Originally Posted by
rpenmanparker
To those who consider me a Luddite, let me say that it isn't disdain for modern technology that drives my avoidance of Strava. Witness my post count here for proof. I long ago vowed that I wouldn't fall behind the technological times like my dad did. He never used the air conditioner in his cars because he didn't know how, and that is just one example.

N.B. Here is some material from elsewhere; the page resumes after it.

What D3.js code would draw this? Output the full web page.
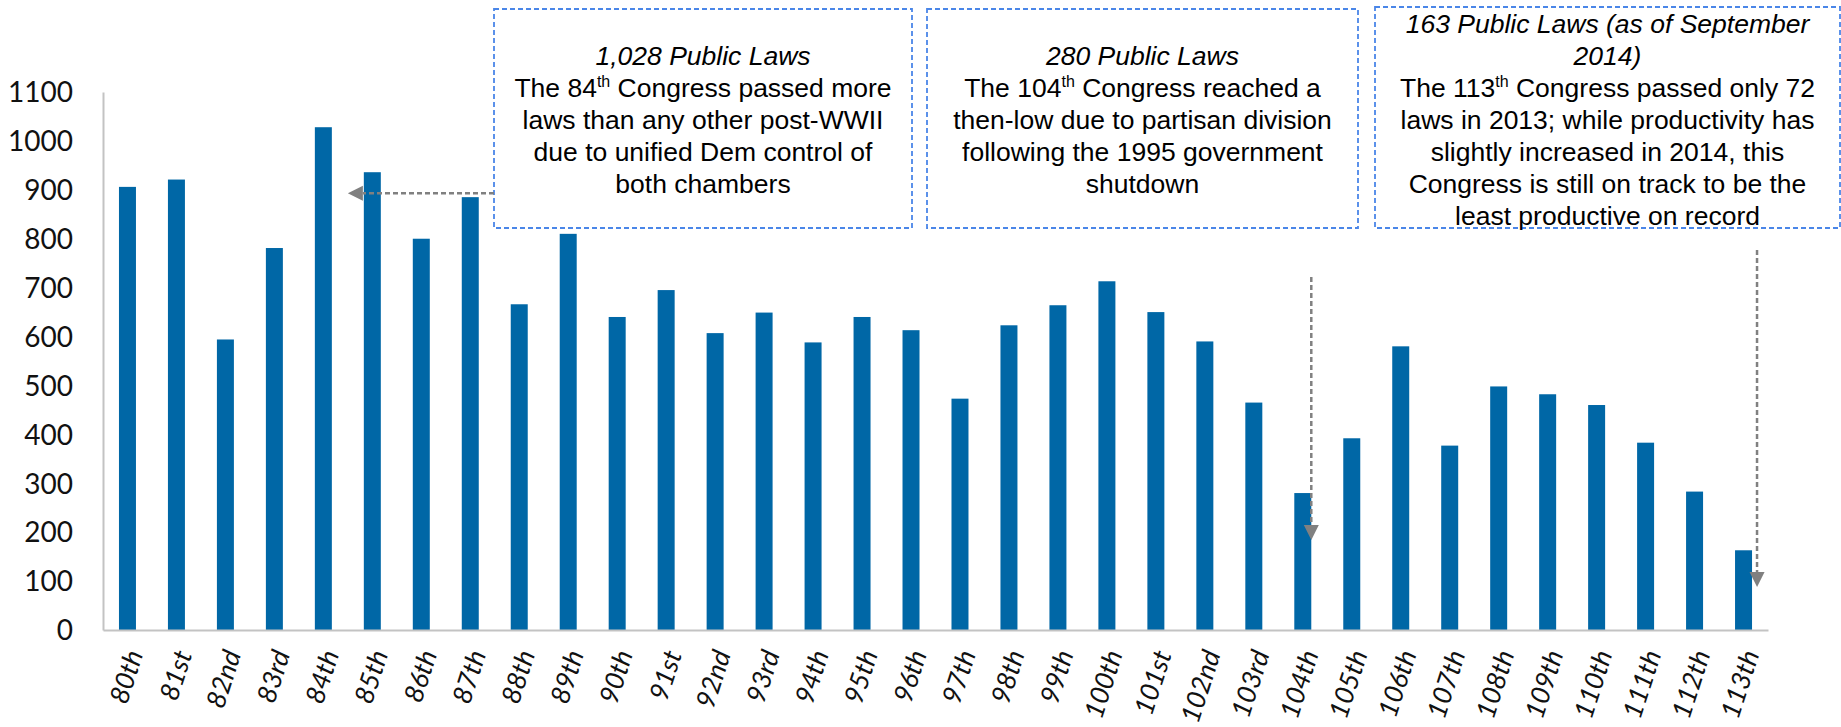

No, my disdain is for recording the information at all. Whether it be by pen and paper, computer spreadsheet or now Strava, etc. I have never recorded the details of a ride. Not the date, distance, speed, weather condition. As a corollary matter I have never known exactly how many miles my tires, chains, wheels, brake pads have lasted. How many mikes I have ridden a particular bike. If I had electronic shifting, I wouldn't know how long the battery lasts between charges. It is simply of no concern to me. I ride what I like, when I like, for how long I like, and nothing I write in a notebook or save to a computer file is going to make it any better. I don't train. I don't compete. I just like to ride the bike for enough time and distance and fast enough to get some joy and aerobic benefit. You would be surprised how easy it is to accomplish that still being ignorant of all the facts.
Full disclosure requires I say I do use a $5 bike odometer/speedometer. It helps me keep track of the time and distance I have gone away from home in order to get back there in the allotted time.
Cool.
What's funny to me (I'm the opposite) is how you keep track of time so you know when to go home, but you don't keep track of where you happen to go. I really don't worry about how long I'm out or how far I get from home, mileage wise (I maintain a sufficient sense of all that and often have wide latitude - my disdain is reserved for people who look at their watch during a ride

), but once it is all over I am often eager to discover where, how far and how fast I actually went: what WAS that? It's quite in vain, of course, but I like the sense of having captured the magic of it somehow.
I look at the historic accumulations now and then, but more out of idle curiosity than concerned interest. Of course such records are meaningless if they aren't consistent, so I've gotten in the habit of maintaining them.
I'm totally with you on the batteries thing - one of the reasons I've been so slow to start riding in the mornings again is because I hate worrying about the lights.